━━ DATA LINES ━━

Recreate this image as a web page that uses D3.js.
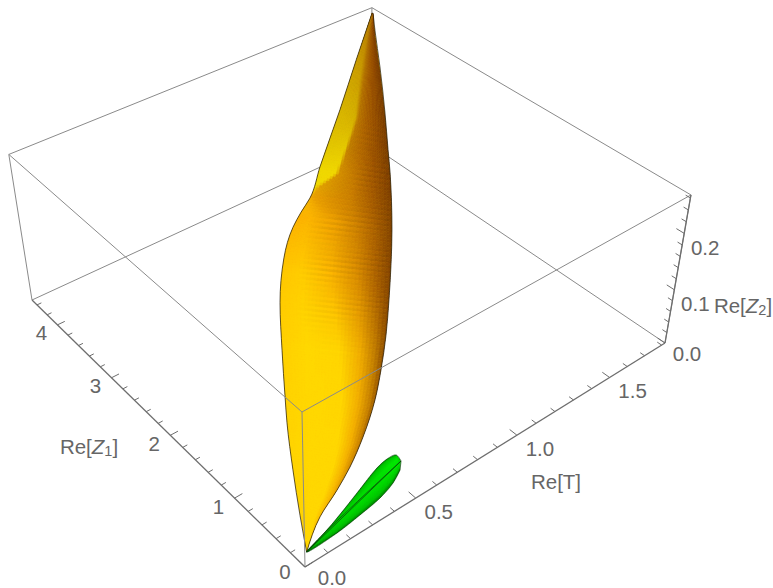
<!DOCTYPE html>
<html><head><meta charset="utf-8"><style>html,body{margin:0;background:#fff}svg{display:block}text{font-family:"Liberation Sans",Arial,sans-serif;fill:#666;font-size:20.5px}</style>
<script src="https://cdn.jsdelivr.net/npm/d3@7"></script></head><body><div id="c"></div><script>
const tTicks=[0,.5,1,1.5], z1Ticks=[0,1,2,3,4], z2Ticks=[0,.1,.2];
const tMax=1.82,z1Max=4.5,z2Max=.265;
// yellow surface, silhouette (data units)
const leftT=[1.823,1.582,1.335,1.076,.946,.876,.806,.689,.554,.438,.331,.275,.184,.105,.045];
const leftZ1=[4.507,4.054,3.583,3.114,2.871,2.793,2.700,2.471,2.102,1.703,1.319,1.114,.743,.397,.119];
const leftZ2=[.254,.232,.209,.182,.167,.160,.153,.139,.118,.095,.073,.061,.039,.017,0];
const rightT=[1.827,1.761,1.628,1.470,1.348,1.276,1.098,.989,.882,.777,.670,.577,.453,.347,.260,.155,.045];
const rightZ1=[4.500,4.274,3.801,3.258,2.855,2.614,2.069,1.767,1.485,1.221,.979,.789,.589,.451,.365,.276,.119];
const rightZ2=[.254,.246,.229,.207,.190,.179,.152,.135,.119,.102,.086,.072,.054,.040,.029,.017,0];
// green surface, silhouette on the floor
const lobeUpperT=[.045,.198,.354,.488,.546,.585];
const lobeUpperZ1=[.119,.232,.371,.491,.519,.506];
const lobeLowerT=[.045,.180,.295,.402,.485,.547];
const lobeLowerZ1=[.119,.122,.156,.198,.262,.343];
const lobeCap=[.579,.421];

const O=[305,567],R=[665,343],L=[32,300],U=[302,412],dd=.173,ee=.217,ff=-.086;
const sx=d3.scaleLinear([0,tMax],[0,1]),sy=d3.scaleLinear([0,z1Max],[0,1]),sz=d3.scaleLinear([0,z2Max],[0,1]);
const A=[0,1].map(k=>R[k]*(1+dd)-O[k]),B=[0,1].map(k=>L[k]*(1+ee)-O[k]),C=[0,1].map(k=>U[k]*(1+ff)-O[k]);
function pr(t,a,b){const X=sx(t),Y=sy(a),Z=sz(b),w=1+dd*X+ee*Y+ff*Z;return [0,1].map(k=>(O[k]+A[k]*X+B[k]*Y+C[k]*Z)/w);}

const svg=d3.select("#c").append("svg").attr("width",773).attr("height",588);
const ln=d3.line(),sm=d3.line().curve(d3.curveCatmullRom.alpha(.5)),my=d3.line().curve(d3.curveMonotoneY);
const seg=(g,p,q,col,w)=>g.append("path").attr("d",ln([p,q])).attr("stroke",col).attr("stroke-width",w).attr("fill","none");
const boxCol="#8a8a8a";
const back=svg.append("g");
[[[0,z1Max,0],[tMax,z1Max,0]],[[tMax,0,0],[tMax,z1Max,0]],[[tMax,z1Max,0],[tMax,z1Max,z2Max]],[[0,z1Max,z2Max],[tMax,z1Max,z2Max]],[[tMax,0,z2Max],[tMax,z1Max,z2Max]],[[0,z1Max,0],[0,z1Max,z2Max]],[[tMax,0,0],[tMax,0,z2Max]]].forEach(e=>seg(back,pr(...e[0]),pr(...e[1]),boxCol,1));

const shade=[[0,[[0,"#FFD400"],[.4,"#FFD800"],[.7,"#FFD800"],[.85,"#FFC400"],[.95,"#E8A000"],[1,"#B06C00"]]],
[.19,[[0,"#FFD400"],[.3,"#FFD800"],[.68,"#FFD800"],[.84,"#F4B000"],[.94,"#CC8400"],[1,"#8C4C00"]]],
[.375,[[0,"#FFD000"],[.25,"#FFD800"],[.56,"#FFD600"],[.76,"#F0AC00"],[.9,"#C07C00"],[1,"#844400"]]],
[.505,[[0,"#FFC800"],[.2,"#FFCE00"],[.46,"#F8B400"],[.7,"#D88C00"],[.86,"#AC6200"],[1,"#7E4000"]]],
[.616,[[0,"#FCB000"],[.15,"#FCB400"],[.42,"#E89C00"],[.62,"#CC8000"],[.8,"#AC6200"],[1,"#7E4000"]]],
[.653,[[0,"#F5C400"],[.02,"#F4B000"],[.06,"#EAA000"],[.5,"#CC8000"],[.75,"#A85E00"],[1,"#7E4000"]]],
[.672,[[0,"#F0DC00"],[.07,"#F0D800"],[.10,"#E0A000"],[.5,"#C87C00"],[.75,"#A45A00"],[1,"#7C3E00"]]],
[.70,[[0,"#EED800"],[.26,"#F0D800"],[.30,"#D49000"],[.5,"#C27800"],[.75,"#A05600"],[1,"#7A3C00"]]],
[.751,[[0,"#E0C400"],[.32,"#E4C800"],[.36,"#C07E00"],[.55,"#B26800"],[.78,"#985000"],[1,"#783C00"]]],
[.807,[[0,"#D8B800"],[.38,"#D4B000"],[.44,"#B87600"],[.6,"#A85E00"],[.8,"#924C00"],[1,"#783C00"]]],
[.913,[[0,"#C89C00"],[.3,"#C49400"],[.45,"#AE6E00"],[.6,"#A05800"],[.8,"#8E4800"],[1,"#783C00"]]],
[1,[[0,"#B87C00"],[.3,"#B47800"],[.45,"#A86800"],[.6,"#A05C00"],[.8,"#905000"],[1,"#804400"]]]];
const vs=shade.map(r=>r[0]);
const stopU=d3.range(6).map(k=>d3.scaleLinear(vs,shade.map(r=>r[1][k][0])));
const stopC=d3.range(6).map(k=>d3.scaleLinear(vs,shade.map(r=>r[1][k][1])));
function col(u,v){return d3.scaleLinear(stopU.map(f=>f(v)),stopC.map(f=>f(v))).clamp(true)(u);}

const lp=leftT.map((t,i)=>pr(t,leftZ1[i],leftZ2[i])),rp=rightT.map((t,i)=>pr(t,rightZ1[i],rightZ2[i]));
const yT=lp[0][1],yB=lp[lp.length-1][1];
const lx=d3.scaleLinear(lp.map(p=>p[1]),lp.map(p=>p[0])),rx=d3.scaleLinear(rp.map(p=>p[1]),rp.map(p=>p[0]));
const closed=(f,a,b)=>f(a)+f(b.slice().reverse()).replace(/^M/,"L")+"Z";
const bodyD=closed(my,lp,rp);
svg.append("clipPath").attr("id","bc").append("path").attr("d",bodyD);
const bg=svg.append("g").attr("clip-path","url(#bc)");
bg.append("path").attr("d",bodyD).attr("fill","#FFD000");
const N=215,M=30,tilt=12,ys=d3.range(N+1).map(i=>yT-8+(yB-yT+16)*i/N);
for(let i=0;i<N;i++){const y0=ys[i],y1=ys[i+1],ym=(y0+y1)/2,v=Math.max(0,Math.min(1,(yB-ym)/(yB-yT)));
 const row=[];for(let j=0;j<M;j++){const u0=j/M,u1=(j+1)/M,um=(u0+u1)/2;
  const P=(y,u)=>{const yy=Math.max(yT,Math.min(yB,y));return [lx(yy)+(rx(yy)-lx(yy))*u*1.03-(rx(yy)-lx(yy))*.015,y+tilt*(u-.35)];};
  let c=d3.rgb(col(um,v));
  const env=Math.max(0,Math.min(1,(v-.36)/.14))*Math.max(0,Math.min(1,(.82-v)/.06))*Math.max(0,Math.min(1,(um-.15-(v>.66?.25:0))/.25));
  const amp=.035*env*(.6+.4*Math.sin(i*.37+um*4));const k=1+amp*(i%2?1:-1);
  c=d3.rgb(c.r*k,c.g*k,c.b*k).formatHex();
  row.push({d:ln([P(y0,u0),P(y0,u1),P(y1,u1),P(y1,u0)])+"Z",c});}
 bg.append("g").selectAll("path").data(row).join("path").attr("d",d=>d.d).attr("fill",d=>d.c).attr("stroke",d=>d.c).attr("stroke-width",.5);}
svg.append("path").attr("d",bodyD).attr("fill","none").attr("stroke","#2e2410").attr("stroke-width",.9).attr("stroke-opacity",.85);

// green lobe
const up=lobeUpperT.map((t,i)=>pr(t,lobeUpperZ1[i],0)),wp=lobeLowerT.map((t,i)=>pr(t,lobeLowerZ1[i],0)),cap=pr(lobeCap[0],lobeCap[1],0);
const goutD=closed(sm,up.concat([cap]),[cap].concat(wp));
svg.append("clipPath").attr("id","gc").append("path").attr("d",goutD);
const gg=svg.append("g").attr("clip-path","url(#gc)");
gg.append("path").attr("d",goutD).attr("fill","#00d800");
const idx=d3.range(up.length);
const ux=d3.scaleLinear(idx,up.map(p=>p[0])),uy=d3.scaleLinear(idx,up.map(p=>p[1])),wx=d3.scaleLinear(idx,wp.map(p=>p[0])),wy=d3.scaleLinear(idx,wp.map(p=>p[1]));
const gs=d3.scaleLinear([0,.08,.3,.6,.88,1],["#009C00","#00CC00","#00EC00","#00E800","#00CC00","#008800"]);
const len=d3.scaleLinear([0,.3,1],[.8,.92,1]);
const GN=50,GM=18;
for(let i=0;i<GN;i++){const t0=i/GN*(up.length-1),t1=(i+1)/GN*(up.length-1);const cells=[];
 for(let j=0;j<GM;j++){const a=j/GM,b=(j+1)/GM;const Q=(t,u)=>[ux(t)+(wx(t)-ux(t))*u,uy(t)+(wy(t)-uy(t))*u];
  const c0=d3.rgb(gs((a+b)/2)),k=len(i/GN);cells.push({d:ln([Q(t0,a),Q(t0,b),Q(t1,b),Q(t1,a)])+"Z",c:d3.rgb(c0.r*k,c0.g*k,c0.b*k).formatHex()});}
 gg.append("g").selectAll("path").data(cells).join("path").attr("d",d=>d.d).attr("fill",d=>d.c).attr("stroke",d=>d.c).attr("stroke-width",.5);}
svg.append("path").attr("d",goutD).attr("fill","none").attr("stroke","#0a3a0a").attr("stroke-width",.8).attr("stroke-opacity",.85);

// front edges + axes
const front=svg.append("g");
[[[0,0,0],[0,0,z2Max]],[[0,0,z2Max],[tMax,0,z2Max]],[[0,0,z2Max],[0,z1Max,z2Max]]].forEach(e=>seg(front,pr(...e[0]),pr(...e[1]),boxCol,1));
const axCol="#6e6e6e";
seg(front,pr(0,0,0),pr(tMax,0,0),axCol,1.3);seg(front,pr(0,0,0),pr(0,z1Max,0),axCol,1.3);seg(front,pr(tMax,0,0),pr(tMax,0,z2Max),axCol,1.3);
const maj=.021,minr=.0125;
d3.range(0,tMax,.1).forEach((t,i)=>seg(front,pr(t,0,0),pr(t,(i%5?minr:maj)*z1Max,0),axCol,1));
d3.range(0,z1Max,.2).forEach((a,i)=>seg(front,pr(0,a,0),pr((i%5?minr:maj)*tMax*.9,a,0),axCol,1));
d3.range(0,z2Max,.02).forEach((b,i)=>seg(front,pr(tMax,0,b),pr(tMax,(i%5?minr:maj)*z1Max,b),axCol,1));

const lab=(p,dx,dy,s)=>svg.append("text").attr("x",p[0]+dx).attr("y",p[1]+dy).attr("text-anchor","middle").attr("dominant-baseline","central").text(s);
tTicks.forEach(t=>{const o=t?[23,13]:[27,10];lab(pr(t,0,0),o[0],o[1],t.toFixed(1));});
z1Ticks.forEach(a=>{const o=a?[-16,8]:[-20,4];lab(pr(0,a,0),o[0],o[1],String(a));});
z2Ticks.forEach(b=>{const o=b?[21,14]:[22,10];lab(pr(tMax,0,b),o[0],o[1],b.toFixed(1));});
function title(x,y,sym,sub){const t=svg.append("text").attr("x",x).attr("y",y).attr("text-anchor","middle").attr("dominant-baseline","central");
 t.append("tspan").text("Re[");
 const i=t.append("tspan").text(sym);if(sub)i.attr("font-style","italic");
 if(sub)t.append("tspan").attr("dy",5).attr("font-size",14.5).text(sub);
 t.append("tspan").attr("dy",sub?-5:0).text("]");}
title(89,446,"Z","1");title(556,481,"T","");title(743,305,"Z","2");
</script></body></html>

━━━

### YOUR TASK
Give again, exactly, the lines from the start of the data through the one holding "const lobeCap=[.579,.421];"; omit the pictures.

### SOLUTION FOR THIS TASK
Recreate this image as a web page that uses D3.js.
<!DOCTYPE html>
<html><head><meta charset="utf-8"><style>html,body{margin:0;background:#fff}svg{display:block}text{font-family:"Liberation Sans",Arial,sans-serif;fill:#666;font-size:20.5px}</style>
<script src="https://cdn.jsdelivr.net/npm/d3@7"></script></head><body><div id="c"></div><script>
const tTicks=[0,.5,1,1.5], z1Ticks=[0,1,2,3,4], z2Ticks=[0,.1,.2];
const tMax=1.82,z1Max=4.5,z2Max=.265;
// yellow surface, silhouette (data units)
const leftT=[1.823,1.582,1.335,1.076,.946,.876,.806,.689,.554,.438,.331,.275,.184,.105,.045];
const leftZ1=[4.507,4.054,3.583,3.114,2.871,2.793,2.700,2.471,2.102,1.703,1.319,1.114,.743,.397,.119];
const leftZ2=[.254,.232,.209,.182,.167,.160,.153,.139,.118,.095,.073,.061,.039,.017,0];
const rightT=[1.827,1.761,1.628,1.470,1.348,1.276,1.098,.989,.882,.777,.670,.577,.453,.347,.260,.155,.045];
const rightZ1=[4.500,4.274,3.801,3.258,2.855,2.614,2.069,1.767,1.485,1.221,.979,.789,.589,.451,.365,.276,.119];
const rightZ2=[.254,.246,.229,.207,.190,.179,.152,.135,.119,.102,.086,.072,.054,.040,.029,.017,0];
// green surface, silhouette on the floor
const lobeUpperT=[.045,.198,.354,.488,.546,.585];
const lobeUpperZ1=[.119,.232,.371,.491,.519,.506];
const lobeLowerT=[.045,.180,.295,.402,.485,.547];
const lobeLowerZ1=[.119,.122,.156,.198,.262,.343];
const lobeCap=[.579,.421];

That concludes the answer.